» **REQUIRED WORK**: Type out the data exactly as given. Skip any image.

— START OF AVAILABLE DATA —

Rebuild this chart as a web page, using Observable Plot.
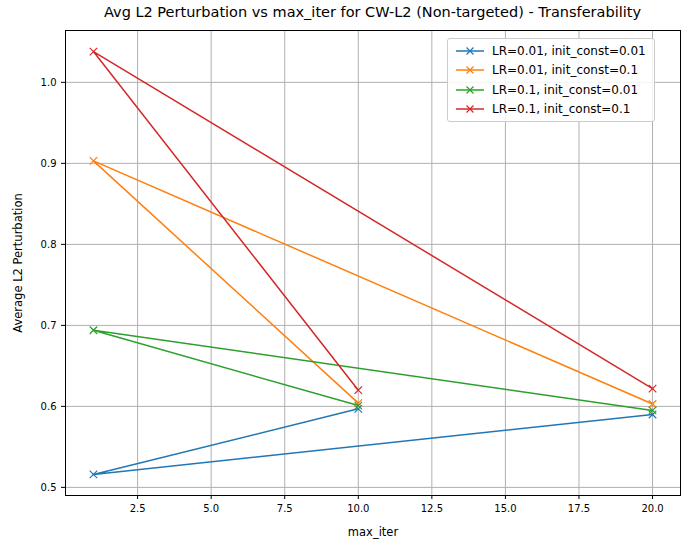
<!DOCTYPE html>
<html>
<head>
<meta charset="utf-8">
<script src="https://cdn.jsdelivr.net/npm/d3@7"></script>
<script src="https://cdn.jsdelivr.net/npm/@observablehq/plot@0.6"></script>
<style>
body { margin: 0; font-family: "DejaVu Sans", sans-serif; background: white; }
#wrap { position: relative; width: 691px; height: 545px; }
#title { position: absolute; top: 4px; left: 65px; width: 615px; text-align: center; font-size: 14.5px; }
#chart { position: absolute; top: 25px; left: 0; }
#legend { position: absolute; left: 447px; top: 38px; border: 1px solid #ccc; border-radius: 3px; background: rgba(255,255,255,0.85); padding: 2px 8px; font-size: 12px; }
#legend div { display: flex; align-items: center; height: 19.5px; }
#legend svg { margin-right: 8px; }
</style>
</head>
<body>
<div id="wrap">
  <div id="title">Avg L2 Perturbation vs max_iter for CW-L2 (Non-targeted) - Transferability</div>
  <div id="chart"></div>
  <div id="legend"></div>
</div>
<script>
// run order as plotted: 10, 1, 20
const maxIter = [10, 1, 20];
const seriesNames = ["LR=0.01, init_const=0.01", "LR=0.01, init_const=0.1", "LR=0.1, init_const=0.01", "LR=0.1, init_const=0.1"];
const colors = ["#1f77b4", "#ff7f0e", "#2ca02c", "#d62728"];
const lr001_ic001 = [0.597, 0.516, 0.590];
const lr001_ic01 = [0.604, 0.903, 0.603];
const lr01_ic001 = [0.601, 0.694, 0.595];
const lr01_ic01 = [0.620, 1.038, 0.622];
const xTicks = [2.5, 5.0, 7.5, 10.0, 12.5, 15.0, 17.5, 20.0];
const yTicks = [0.5, 0.6, 0.7, 0.8, 0.9, 1.0];

const allSeries = [lr001_ic001, lr001_ic01, lr01_ic001, lr01_ic01];
const data = allSeries.flatMap((vals, i) => vals.map((v, j) => ({s: seriesNames[i], x: maxIter[j], y: v})));

const chart = Plot.plot({
  width: 691, height: 520,
  marginLeft: 65, marginRight: 11, marginTop: 5, marginBottom: 50,
  style: {fontFamily: "DejaVu Sans, sans-serif", fontSize: "10px"},
  x: {domain: [0.05, 20.95], ticks: xTicks, tickFormat: ".1f", label: "max_iter", labelArrow: "none", labelAnchor: "center", labelOffset: 40, tickSize: 4},
  y: {domain: [0.49, 1.064], ticks: yTicks, tickFormat: ".1f", label: "Average L2 Perturbation", labelArrow: "none", labelAnchor: "center", labelOffset: 52, tickSize: 4},
  color: {domain: seriesNames, range: colors},
  marks: [
    Plot.gridX(xTicks, {stroke: "#b0b0b0", strokeOpacity: 1}),
    Plot.gridY(yTicks, {stroke: "#b0b0b0", strokeOpacity: 1}),
    Plot.frame({stroke: "black"}),
    Plot.line(data, {x: "x", y: "y", z: "s", stroke: "s", strokeWidth: 1.5}),
    Plot.dot(data, {x: "x", y: "y", stroke: "s", symbol: "times", r: 3.5, strokeWidth: 1.2})
  ]
});
d3.select("#chart").append(() => chart);
d3.selectAll("#chart text").style("font-size", "10px");
d3.selectAll("#chart [aria-label$='axis label'] text").style("font-size", "11.5px").style("fill", "black")
  .text(function() { return this.textContent.replace(/\s*[^\x20-\x7E]+.*$/, ""); });

const lg = d3.select("#legend");
seriesNames.forEach((n, i) => {
  const row = lg.append("div");
  const s = row.append("svg").attr("width", 28).attr("height", 12);
  s.append("line").attr("x1", 0).attr("x2", 28).attr("y1", 6).attr("y2", 6).attr("stroke", colors[i]).attr("stroke-width", 1.5);
  s.append("path").attr("d", "M10.5,2.5L17.5,9.5M17.5,2.5L10.5,9.5").attr("stroke", colors[i]).attr("stroke-width", 1.2);
  row.append("span").text(n);
});
</script>
</body>
</html>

— END OF AVAILABLE DATA —

» **RESPONSE BELOW**:
Rebuild this chart as a web page, using Observable Plot.
<!DOCTYPE html>
<html>
<head>
<meta charset="utf-8">
<script src="https://cdn.jsdelivr.net/npm/d3@7"></script>
<script src="https://cdn.jsdelivr.net/npm/@observablehq/plot@0.6"></script>
<style>
body { margin: 0; font-family: "DejaVu Sans", sans-serif; background: white; }
#wrap { position: relative; width: 691px; height: 545px; }
#title { position: absolute; top: 4px; left: 65px; width: 615px; text-align: center; font-size: 14.5px; }
#chart { position: absolute; top: 25px; left: 0; }
#legend { position: absolute; left: 447px; top: 38px; border: 1px solid #ccc; border-radius: 3px; background: rgba(255,255,255,0.85); padding: 2px 8px; font-size: 12px; }
#legend div { display: flex; align-items: center; height: 19.5px; }
#legend svg { margin-right: 8px; }
</style>
</head>
<body>
<div id="wrap">
  <div id="title">Avg L2 Perturbation vs max_iter for CW-L2 (Non-targeted) - Transferability</div>
  <div id="chart"></div>
  <div id="legend"></div>
</div>
<script>
// run order as plotted: 10, 1, 20
const maxIter = [10, 1, 20];
const seriesNames = ["LR=0.01, init_const=0.01", "LR=0.01, init_const=0.1", "LR=0.1, init_const=0.01", "LR=0.1, init_const=0.1"];
const colors = ["#1f77b4", "#ff7f0e", "#2ca02c", "#d62728"];
const lr001_ic001 = [0.597, 0.516, 0.590];
const lr001_ic01 = [0.604, 0.903, 0.603];
const lr01_ic001 = [0.601, 0.694, 0.595];
const lr01_ic01 = [0.620, 1.038, 0.622];
const xTicks = [2.5, 5.0, 7.5, 10.0, 12.5, 15.0, 17.5, 20.0];
const yTicks = [0.5, 0.6, 0.7, 0.8, 0.9, 1.0];

const allSeries = [lr001_ic001, lr001_ic01, lr01_ic001, lr01_ic01];
const data = allSeries.flatMap((vals, i) => vals.map((v, j) => ({s: seriesNames[i], x: maxIter[j], y: v})));

const chart = Plot.plot({
  width: 691, height: 520,
  marginLeft: 65, marginRight: 11, marginTop: 5, marginBottom: 50,
  style: {fontFamily: "DejaVu Sans, sans-serif", fontSize: "10px"},
  x: {domain: [0.05, 20.95], ticks: xTicks, tickFormat: ".1f", label: "max_iter", labelArrow: "none", labelAnchor: "center", labelOffset: 40, tickSize: 4},
  y: {domain: [0.49, 1.064], ticks: yTicks, tickFormat: ".1f", label: "Average L2 Perturbation", labelArrow: "none", labelAnchor: "center", labelOffset: 52, tickSize: 4},
  color: {domain: seriesNames, range: colors},
  marks: [
    Plot.gridX(xTicks, {stroke: "#b0b0b0", strokeOpacity: 1}),
    Plot.gridY(yTicks, {stroke: "#b0b0b0", strokeOpacity: 1}),
    Plot.frame({stroke: "black"}),
    Plot.line(data, {x: "x", y: "y", z: "s", stroke: "s", strokeWidth: 1.5}),
    Plot.dot(data, {x: "x", y: "y", stroke: "s", symbol: "times", r: 3.5, strokeWidth: 1.2})
  ]
});
d3.select("#chart").append(() => chart);
d3.selectAll("#chart text").style("font-size", "10px");
d3.selectAll("#chart [aria-label$='axis label'] text").style("font-size", "11.5px").style("fill", "black")
  .text(function() { return this.textContent.replace(/\s*[^\x20-\x7E]+.*$/, ""); });

const lg = d3.select("#legend");
seriesNames.forEach((n, i) => {
  const row = lg.append("div");
  const s = row.append("svg").attr("width", 28).attr("height", 12);
  s.append("line").attr("x1", 0).attr("x2", 28).attr("y1", 6).attr("y2", 6).attr("stroke", colors[i]).attr("stroke-width", 1.5);
  s.append("path").attr("d", "M10.5,2.5L17.5,9.5M17.5,2.5L10.5,9.5").attr("stroke", colors[i]).attr("stroke-width", 1.2);
  row.append("span").text(n);
});
</script>
</body>
</html>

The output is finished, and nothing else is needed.